Items listed in a dataset

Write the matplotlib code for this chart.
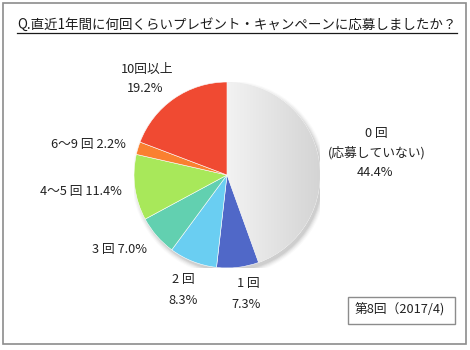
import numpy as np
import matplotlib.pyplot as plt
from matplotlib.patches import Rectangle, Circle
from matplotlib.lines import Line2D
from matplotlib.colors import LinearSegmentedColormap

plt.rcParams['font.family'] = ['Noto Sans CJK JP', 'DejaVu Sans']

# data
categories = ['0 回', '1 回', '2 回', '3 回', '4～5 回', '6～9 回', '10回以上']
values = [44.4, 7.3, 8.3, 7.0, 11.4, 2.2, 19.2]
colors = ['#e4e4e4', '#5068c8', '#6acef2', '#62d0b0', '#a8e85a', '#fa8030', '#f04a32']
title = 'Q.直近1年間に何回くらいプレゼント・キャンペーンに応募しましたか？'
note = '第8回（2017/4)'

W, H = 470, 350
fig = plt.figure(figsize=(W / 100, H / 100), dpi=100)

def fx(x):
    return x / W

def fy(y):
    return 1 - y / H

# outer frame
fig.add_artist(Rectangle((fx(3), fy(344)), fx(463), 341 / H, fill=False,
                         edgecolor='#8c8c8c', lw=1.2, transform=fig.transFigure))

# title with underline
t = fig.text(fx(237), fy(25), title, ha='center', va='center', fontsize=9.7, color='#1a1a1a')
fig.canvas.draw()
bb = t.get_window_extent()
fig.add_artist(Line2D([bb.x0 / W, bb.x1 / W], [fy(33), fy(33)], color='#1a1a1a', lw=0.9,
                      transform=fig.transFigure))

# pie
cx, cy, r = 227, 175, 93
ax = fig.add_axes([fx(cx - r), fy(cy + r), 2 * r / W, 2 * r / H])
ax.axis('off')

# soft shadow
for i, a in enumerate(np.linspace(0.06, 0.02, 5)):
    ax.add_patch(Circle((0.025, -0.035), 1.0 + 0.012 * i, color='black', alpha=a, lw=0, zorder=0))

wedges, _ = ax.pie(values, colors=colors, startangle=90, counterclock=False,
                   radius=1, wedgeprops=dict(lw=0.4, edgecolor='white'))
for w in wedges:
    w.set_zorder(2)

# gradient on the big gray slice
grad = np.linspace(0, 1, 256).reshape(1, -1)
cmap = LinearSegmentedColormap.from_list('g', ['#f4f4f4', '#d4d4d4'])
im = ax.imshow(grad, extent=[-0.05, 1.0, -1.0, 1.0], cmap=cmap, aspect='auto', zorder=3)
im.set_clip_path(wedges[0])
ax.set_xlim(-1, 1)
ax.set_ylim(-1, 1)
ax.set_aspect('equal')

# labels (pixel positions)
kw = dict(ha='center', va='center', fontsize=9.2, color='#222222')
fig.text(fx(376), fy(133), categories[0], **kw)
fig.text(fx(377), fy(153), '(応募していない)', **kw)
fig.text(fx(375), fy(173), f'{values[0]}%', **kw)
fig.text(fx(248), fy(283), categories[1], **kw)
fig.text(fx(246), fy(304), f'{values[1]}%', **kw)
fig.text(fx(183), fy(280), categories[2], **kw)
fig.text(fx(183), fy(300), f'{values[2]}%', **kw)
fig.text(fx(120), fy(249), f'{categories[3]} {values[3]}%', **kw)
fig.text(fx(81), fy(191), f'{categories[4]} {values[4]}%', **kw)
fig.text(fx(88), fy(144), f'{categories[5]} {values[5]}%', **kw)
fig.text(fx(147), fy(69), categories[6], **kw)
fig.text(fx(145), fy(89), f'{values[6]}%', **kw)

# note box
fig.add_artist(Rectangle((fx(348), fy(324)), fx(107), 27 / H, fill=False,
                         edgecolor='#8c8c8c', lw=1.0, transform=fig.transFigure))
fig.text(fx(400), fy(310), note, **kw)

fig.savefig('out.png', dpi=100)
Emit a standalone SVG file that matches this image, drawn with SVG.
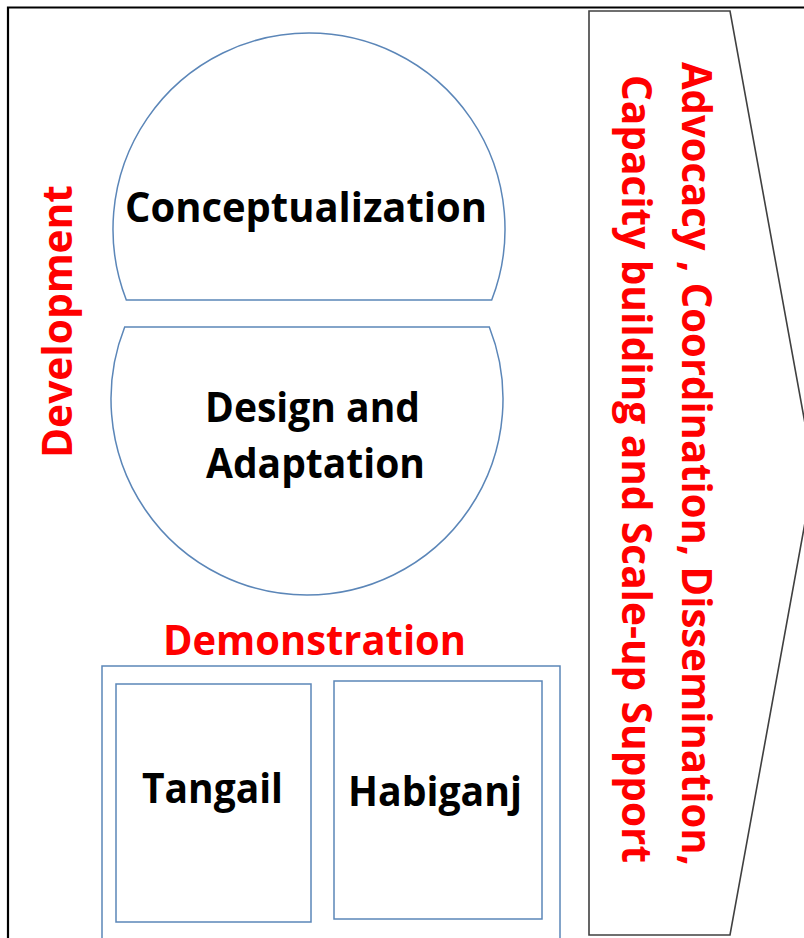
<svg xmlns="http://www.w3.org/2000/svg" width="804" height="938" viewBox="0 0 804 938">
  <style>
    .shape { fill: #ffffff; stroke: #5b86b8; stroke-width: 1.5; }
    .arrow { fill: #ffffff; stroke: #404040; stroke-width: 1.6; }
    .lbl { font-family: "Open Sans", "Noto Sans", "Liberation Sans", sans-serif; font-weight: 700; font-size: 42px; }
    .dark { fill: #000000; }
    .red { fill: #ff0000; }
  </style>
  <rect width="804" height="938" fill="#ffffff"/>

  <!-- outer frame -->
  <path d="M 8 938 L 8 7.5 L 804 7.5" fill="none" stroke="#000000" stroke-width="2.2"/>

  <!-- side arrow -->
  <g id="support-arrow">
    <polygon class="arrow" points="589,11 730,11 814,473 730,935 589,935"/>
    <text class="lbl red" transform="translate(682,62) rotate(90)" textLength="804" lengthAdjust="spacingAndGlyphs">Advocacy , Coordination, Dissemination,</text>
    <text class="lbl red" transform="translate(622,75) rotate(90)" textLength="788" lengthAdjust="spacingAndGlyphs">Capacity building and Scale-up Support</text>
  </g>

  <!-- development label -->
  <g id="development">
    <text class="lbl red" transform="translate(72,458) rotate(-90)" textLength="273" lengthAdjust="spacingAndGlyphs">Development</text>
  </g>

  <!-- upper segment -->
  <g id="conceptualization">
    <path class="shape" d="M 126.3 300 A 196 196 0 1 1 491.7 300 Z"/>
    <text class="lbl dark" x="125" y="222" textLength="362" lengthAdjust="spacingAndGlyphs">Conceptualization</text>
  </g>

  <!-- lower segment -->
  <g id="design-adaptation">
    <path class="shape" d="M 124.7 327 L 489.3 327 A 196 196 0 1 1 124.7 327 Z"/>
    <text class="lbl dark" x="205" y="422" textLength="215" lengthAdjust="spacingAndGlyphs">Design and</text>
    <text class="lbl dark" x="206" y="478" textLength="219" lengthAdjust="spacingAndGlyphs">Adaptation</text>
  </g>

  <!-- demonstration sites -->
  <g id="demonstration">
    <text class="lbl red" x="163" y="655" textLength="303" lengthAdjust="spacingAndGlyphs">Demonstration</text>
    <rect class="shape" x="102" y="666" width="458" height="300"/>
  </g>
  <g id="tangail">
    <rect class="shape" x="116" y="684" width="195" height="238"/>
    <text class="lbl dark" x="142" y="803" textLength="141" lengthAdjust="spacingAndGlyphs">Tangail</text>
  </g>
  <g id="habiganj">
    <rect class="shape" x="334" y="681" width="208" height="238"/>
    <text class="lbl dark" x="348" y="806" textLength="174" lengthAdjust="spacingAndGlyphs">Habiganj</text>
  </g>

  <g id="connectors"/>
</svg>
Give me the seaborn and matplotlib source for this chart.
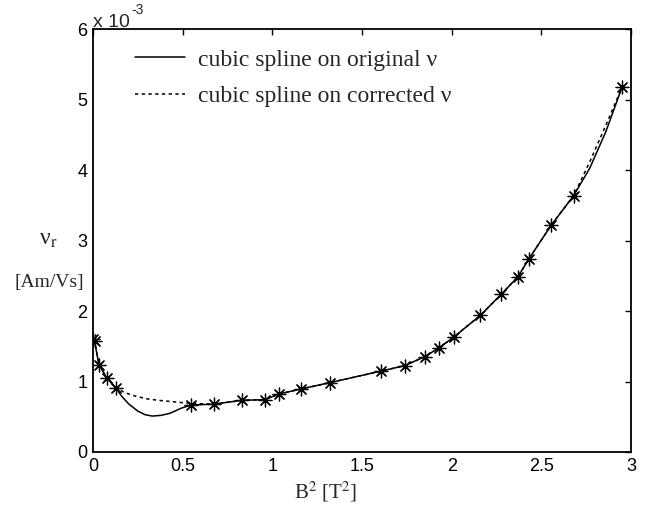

What is asked ▸ Print out, exactly and with nothing added, the lines starting at the line holding "Emit a standalone" and ending at the line holding "938 L 8 7.5", minus any pictures.

Output for this task ▸
Emit a standalone SVG file that matches this image, drawn with SVG.
<svg xmlns="http://www.w3.org/2000/svg" width="804" height="938" viewBox="0 0 804 938">
  <style>
    .shape { fill: #ffffff; stroke: #5b86b8; stroke-width: 1.5; }
    .arrow { fill: #ffffff; stroke: #404040; stroke-width: 1.6; }
    .lbl { font-family: "Open Sans", "Noto Sans", "Liberation Sans", sans-serif; font-weight: 700; font-size: 42px; }
    .dark { fill: #000000; }
    .red { fill: #ff0000; }
  </style>
  <rect width="804" height="938" fill="#ffffff"/>

  <!-- outer frame -->
  <path d="M 8 938 L 8 7.5 L 804 7.5" fill="none" stroke="#000000" stroke-width="2.2"/>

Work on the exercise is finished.